§ Written instruction:
Every record should be written out exactly, with the pictures left out.

[Code that draws figures]
◆ ◆ ◆ ◆

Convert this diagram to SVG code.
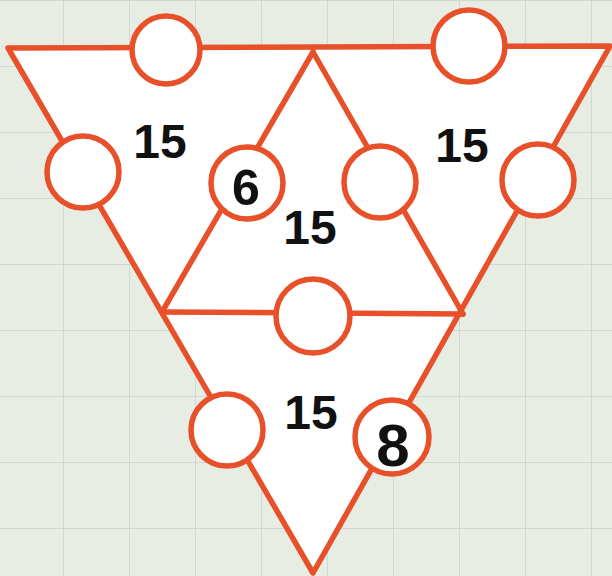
<svg xmlns="http://www.w3.org/2000/svg" width="612" height="576" viewBox="0 0 612 576">
<defs>
<style>
.ln{fill:none;stroke:#e8502a;stroke-width:5.5;stroke-linejoin:round;stroke-linecap:round}
.fr{fill:#ffffff;stroke:#e8502a;stroke-width:5.5;stroke-linejoin:round}
.c{fill:#ffffff;stroke:#e8502a;stroke-width:5.5}
.t{font-family:"Liberation Sans",Arial,sans-serif;font-weight:bold;fill:#111;text-anchor:middle}
.g{stroke:#c9d3d2;stroke-width:1.5}
</style>
<pattern id="grid" width="66" height="66" patternUnits="userSpaceOnUse" x="63" y="0">
<rect width="66" height="66" fill="#e7ede3"/>
<path d="M0 0V66M0 0H66" class="g"/>
</pattern>
</defs>
<rect width="612" height="576" fill="url(#grid)"/>
<g id="frame">
<polygon points="8,48 610,46 313,573" class="fr"/>
</g>
<g id="connectors">
<line x1="313" y1="52" x2="162" y2="312" class="ln"/>
<line x1="313" y1="52" x2="463" y2="314" class="ln"/>
<line x1="162" y1="312" x2="463" y2="314" class="ln"/>
</g>
<g id="n1"><circle cx="166" cy="50" r="34" class="c"/></g>
<g id="n2"><circle cx="469" cy="46" r="36" class="c"/></g>
<g id="n3"><circle cx="83" cy="172" r="36" class="c"/></g>
<g id="n4"><circle cx="538" cy="180" r="36" class="c"/></g>
<g id="n5"><circle cx="247" cy="183" r="36" class="c"/><text x="246" y="205" class="t" font-size="50">6</text></g>
<g id="n6"><circle cx="380" cy="182" r="36" class="c"/></g>
<g id="n7"><circle cx="313" cy="316" r="37" class="c"/></g>
<g id="n8"><circle cx="227" cy="430" r="36" class="c"/></g>
<g id="n9"><circle cx="392" cy="437" r="37" class="c"/><text x="393" y="466" class="t" font-size="60">8</text></g>
<g id="labels">
<text x="160" y="158" class="t" font-size="48">15</text>
<text x="462" y="162" class="t" font-size="48">15</text>
<text x="310" y="244" class="t" font-size="48">15</text>
<text x="311" y="429" class="t" font-size="48">15</text>
</g>
</svg>
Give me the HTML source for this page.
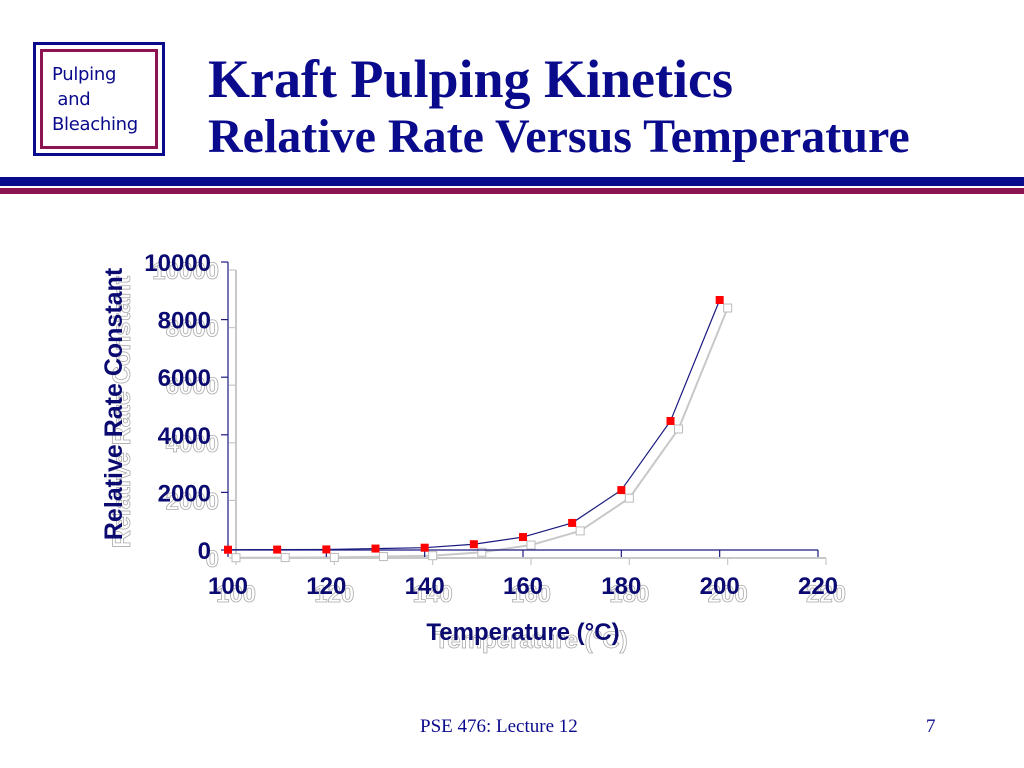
<!DOCTYPE html>
<html><head><meta charset="utf-8"><style>
body{margin:0;width:1024px;height:768px;background:#fff;overflow:hidden;position:relative;font-family:"Liberation Sans",sans-serif}
.abs{position:absolute}
</style></head><body>
<div class="abs" style="left:33px;top:42px;width:126px;height:108px;border:3px solid #0a0a8c"></div>
<div class="abs" style="left:40px;top:49px;width:112px;height:94px;border:3px solid #8c1450"></div>
<div class="abs" style="left:52px;top:62px;color:#0a0a8c;font-family:'DejaVu Sans',sans-serif;font-size:18px;line-height:25px;letter-spacing:-0.3px">Pulping<br>&nbsp;and<br>Bleaching</div>
<div class="abs" style="left:208px;top:49px;color:#0a0a8c;font-family:'Liberation Serif',serif;font-weight:bold;font-size:54px;line-height:60px;white-space:nowrap">Kraft Pulping Kinetics</div>
<div class="abs" style="left:208px;top:110px;color:#0a0a8c;font-family:'Liberation Serif',serif;font-weight:bold;font-size:48px;line-height:54px;white-space:nowrap">Relative Rate Versus Temperature</div>
<div class="abs" style="left:0;top:177px;width:1024px;height:9px;background:#0a0a8c"></div>
<div class="abs" style="left:0;top:188px;width:1024px;height:6px;background:#8c1450"></div>
<div class="abs" style="left:420px;top:716px;font-family:'Liberation Serif',serif;font-size:19px;color:#0a0a8c">PSE 476: Lecture 12</div>
<div class="abs" style="left:926px;top:716px;font-family:'Liberation Serif',serif;font-size:19px;color:#0a0a8c">7</div>
<svg class="abs" style="left:0;top:0" width="1024" height="768">
<g id="shadow" transform="translate(8,8)"></g>
<g id="main"></g>
</svg>
<script>
const temps=[100,110,120,130,140,150,160,170,180,190,200];
const rates=[10,15,20,50,80,200,450,940,2080,4480,8680];
const xTicks=[100,120,140,160,180,200,220];
const yTicks=[0,2000,4000,6000,8000,10000];
const NS='http://www.w3.org/2000/svg';
const X=v=>228+(v-100)*(818-228)/120;
const Y=v=>550-v*(550-262)/10000;
function mk(p,t,a){const e=document.createElementNS(NS,t);for(const k in a)e.setAttribute(k,a[k]);p.appendChild(e);return e;}
function draw(g,shadow){
 const axc=shadow?'#c8c8c8':'#1a1a80';
 const tf=shadow?'#fff':'#0a0a70';
 const ts=shadow?'#aaa':'none';
 let a=mk(g,'line',{x1:228,y1:550,x2:818,y2:550,stroke:axc,'stroke-width':shadow?2:1.2});
 
 a=mk(g,'line',{x1:228,y1:262,x2:228,y2:550,stroke:axc,'stroke-width':shadow?2:1.2});
 
 xTicks.forEach(v=>{
  const t=mk(g,'line',{x1:X(v),y1:550,x2:X(v),y2:557,stroke:axc,'stroke-width':1.2});
  
  const l=mk(g,'text',{x:X(v),y:594,'text-anchor':'middle','font-size':24,'font-weight':'bold',fill:tf,stroke:ts,'stroke-width':0.8});
  l.textContent=v;
 });
 yTicks.forEach(v=>{
  const t=mk(g,'line',{x1:221,y1:Y(v),x2:228,y2:Y(v),stroke:axc,'stroke-width':1.2});
  
  const l=mk(g,'text',{x:211,y:Y(v)+9,'text-anchor':'end','font-size':24,'font-weight':'bold',fill:tf,stroke:ts,'stroke-width':0.8});
  l.textContent=v;
 });
 let t=mk(g,'text',{x:523,y:640,'text-anchor':'middle','font-size':24,'font-weight':'bold',fill:tf,stroke:ts,'stroke-width':0.8});
 t.textContent='Temperature (°C)';
 t=mk(g,'text',{x:0,y:0,transform:'translate(122,404) rotate(-90)','text-anchor':'middle','font-size':25,'font-weight':'bold',fill:tf,stroke:ts,'stroke-width':0.8});
 t.textContent='Relative Rate Constant';
 const pl=mk(g,'polyline',{points:temps.map((x,i)=>X(x)+','+Y(rates[i])).join(' '),fill:'none',stroke:shadow?'#c8c8c8':'#1a1a80','stroke-width':shadow?2:1.2});
 
 temps.forEach((x,i)=>{
  const r=mk(g,'rect',{x:X(x)-4,y:Y(rates[i])-4,width:8,height:8,fill:shadow?'#fff':'#f00',stroke:shadow?'#bbb':'none','stroke-width':1});
  
 });
}
draw(document.getElementById('shadow'),true);
draw(document.getElementById('main'),false);
</script>
</body></html>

◆ ◆ ◆ ◆

§ Task answer:
Convert this diagram to SVG code.
<svg xmlns="http://www.w3.org/2000/svg" width="612" height="576" viewBox="0 0 612 576">
<defs>
<style>
.ln{fill:none;stroke:#e8502a;stroke-width:5.5;stroke-linejoin:round;stroke-linecap:round}
.fr{fill:#ffffff;stroke:#e8502a;stroke-width:5.5;stroke-linejoin:round}
.c{fill:#ffffff;stroke:#e8502a;stroke-width:5.5}
.t{font-family:"Liberation Sans",Arial,sans-serif;font-weight:bold;fill:#111;text-anchor:middle}
.g{stroke:#c9d3d2;stroke-width:1.5}
</style>
<pattern id="grid" width="66" height="66" patternUnits="userSpaceOnUse" x="63" y="0">
<rect width="66" height="66" fill="#e7ede3"/>
<path d="M0 0V66M0 0H66" class="g"/>
</pattern>
</defs>
<rect width="612" height="576" fill="url(#grid)"/>
<g id="frame">
<polygon points="8,48 610,46 313,573" class="fr"/>
</g>
<g id="connectors">
<line x1="313" y1="52" x2="162" y2="312" class="ln"/>
<line x1="313" y1="52" x2="463" y2="314" class="ln"/>
<line x1="162" y1="312" x2="463" y2="314" class="ln"/>
</g>
<g id="n1"><circle cx="166" cy="50" r="34" class="c"/></g>
<g id="n2"><circle cx="469" cy="46" r="36" class="c"/></g>
<g id="n3"><circle cx="83" cy="172" r="36" class="c"/></g>
<g id="n4"><circle cx="538" cy="180" r="36" class="c"/></g>
<g id="n5"><circle cx="247" cy="183" r="36" class="c"/><text x="246" y="205" class="t" font-size="50">6</text></g>
<g id="n6"><circle cx="380" cy="182" r="36" class="c"/></g>
<g id="n7"><circle cx="313" cy="316" r="37" class="c"/></g>
<g id="n8"><circle cx="227" cy="430" r="36" class="c"/></g>
<g id="n9"><circle cx="392" cy="437" r="37" class="c"/><text x="393" y="466" class="t" font-size="60">8</text></g>
<g id="labels">
<text x="160" y="158" class="t" font-size="48">15</text>
<text x="462" y="162" class="t" font-size="48">15</text>
<text x="310" y="244" class="t" font-size="48">15</text>
<text x="311" y="429" class="t" font-size="48">15</text>
</g>
</svg>
Give me the HTML source for this page.
<!DOCTYPE html>
<html><head><meta charset="utf-8"><style>
body{margin:0;width:1024px;height:768px;background:#fff;overflow:hidden;position:relative;font-family:"Liberation Sans",sans-serif}
.abs{position:absolute}
</style></head><body>
<div class="abs" style="left:33px;top:42px;width:126px;height:108px;border:3px solid #0a0a8c"></div>
<div class="abs" style="left:40px;top:49px;width:112px;height:94px;border:3px solid #8c1450"></div>
<div class="abs" style="left:52px;top:62px;color:#0a0a8c;font-family:'DejaVu Sans',sans-serif;font-size:18px;line-height:25px;letter-spacing:-0.3px">Pulping<br>&nbsp;and<br>Bleaching</div>
<div class="abs" style="left:208px;top:49px;color:#0a0a8c;font-family:'Liberation Serif',serif;font-weight:bold;font-size:54px;line-height:60px;white-space:nowrap">Kraft Pulping Kinetics</div>
<div class="abs" style="left:208px;top:110px;color:#0a0a8c;font-family:'Liberation Serif',serif;font-weight:bold;font-size:48px;line-height:54px;white-space:nowrap">Relative Rate Versus Temperature</div>
<div class="abs" style="left:0;top:177px;width:1024px;height:9px;background:#0a0a8c"></div>
<div class="abs" style="left:0;top:188px;width:1024px;height:6px;background:#8c1450"></div>
<div class="abs" style="left:420px;top:716px;font-family:'Liberation Serif',serif;font-size:19px;color:#0a0a8c">PSE 476: Lecture 12</div>
<div class="abs" style="left:926px;top:716px;font-family:'Liberation Serif',serif;font-size:19px;color:#0a0a8c">7</div>
<svg class="abs" style="left:0;top:0" width="1024" height="768">
<g id="shadow" transform="translate(8,8)"></g>
<g id="main"></g>
</svg>
<script>
const temps=[100,110,120,130,140,150,160,170,180,190,200];
const rates=[10,15,20,50,80,200,450,940,2080,4480,8680];
const xTicks=[100,120,140,160,180,200,220];
const yTicks=[0,2000,4000,6000,8000,10000];
const NS='http://www.w3.org/2000/svg';
const X=v=>228+(v-100)*(818-228)/120;
const Y=v=>550-v*(550-262)/10000;
function mk(p,t,a){const e=document.createElementNS(NS,t);for(const k in a)e.setAttribute(k,a[k]);p.appendChild(e);return e;}
function draw(g,shadow){
 const axc=shadow?'#c8c8c8':'#1a1a80';
 const tf=shadow?'#fff':'#0a0a70';
 const ts=shadow?'#aaa':'none';
 let a=mk(g,'line',{x1:228,y1:550,x2:818,y2:550,stroke:axc,'stroke-width':shadow?2:1.2});
 
 a=mk(g,'line',{x1:228,y1:262,x2:228,y2:550,stroke:axc,'stroke-width':shadow?2:1.2});
 
 xTicks.forEach(v=>{
  const t=mk(g,'line',{x1:X(v),y1:550,x2:X(v),y2:557,stroke:axc,'stroke-width':1.2});
  
  const l=mk(g,'text',{x:X(v),y:594,'text-anchor':'middle','font-size':24,'font-weight':'bold',fill:tf,stroke:ts,'stroke-width':0.8});
  l.textContent=v;
 });
 yTicks.forEach(v=>{
  const t=mk(g,'line',{x1:221,y1:Y(v),x2:228,y2:Y(v),stroke:axc,'stroke-width':1.2});
  
  const l=mk(g,'text',{x:211,y:Y(v)+9,'text-anchor':'end','font-size':24,'font-weight':'bold',fill:tf,stroke:ts,'stroke-width':0.8});
  l.textContent=v;
 });
 let t=mk(g,'text',{x:523,y:640,'text-anchor':'middle','font-size':24,'font-weight':'bold',fill:tf,stroke:ts,'stroke-width':0.8});
 t.textContent='Temperature (°C)';
 t=mk(g,'text',{x:0,y:0,transform:'translate(122,404) rotate(-90)','text-anchor':'middle','font-size':25,'font-weight':'bold',fill:tf,stroke:ts,'stroke-width':0.8});
 t.textContent='Relative Rate Constant';
 const pl=mk(g,'polyline',{points:temps.map((x,i)=>X(x)+','+Y(rates[i])).join(' '),fill:'none',stroke:shadow?'#c8c8c8':'#1a1a80','stroke-width':shadow?2:1.2});
 
 temps.forEach((x,i)=>{
  const r=mk(g,'rect',{x:X(x)-4,y:Y(rates[i])-4,width:8,height:8,fill:shadow?'#fff':'#f00',stroke:shadow?'#bbb':'none','stroke-width':1});
  
 });
}
draw(document.getElementById('shadow'),true);
draw(document.getElementById('main'),false);
</script>
</body></html>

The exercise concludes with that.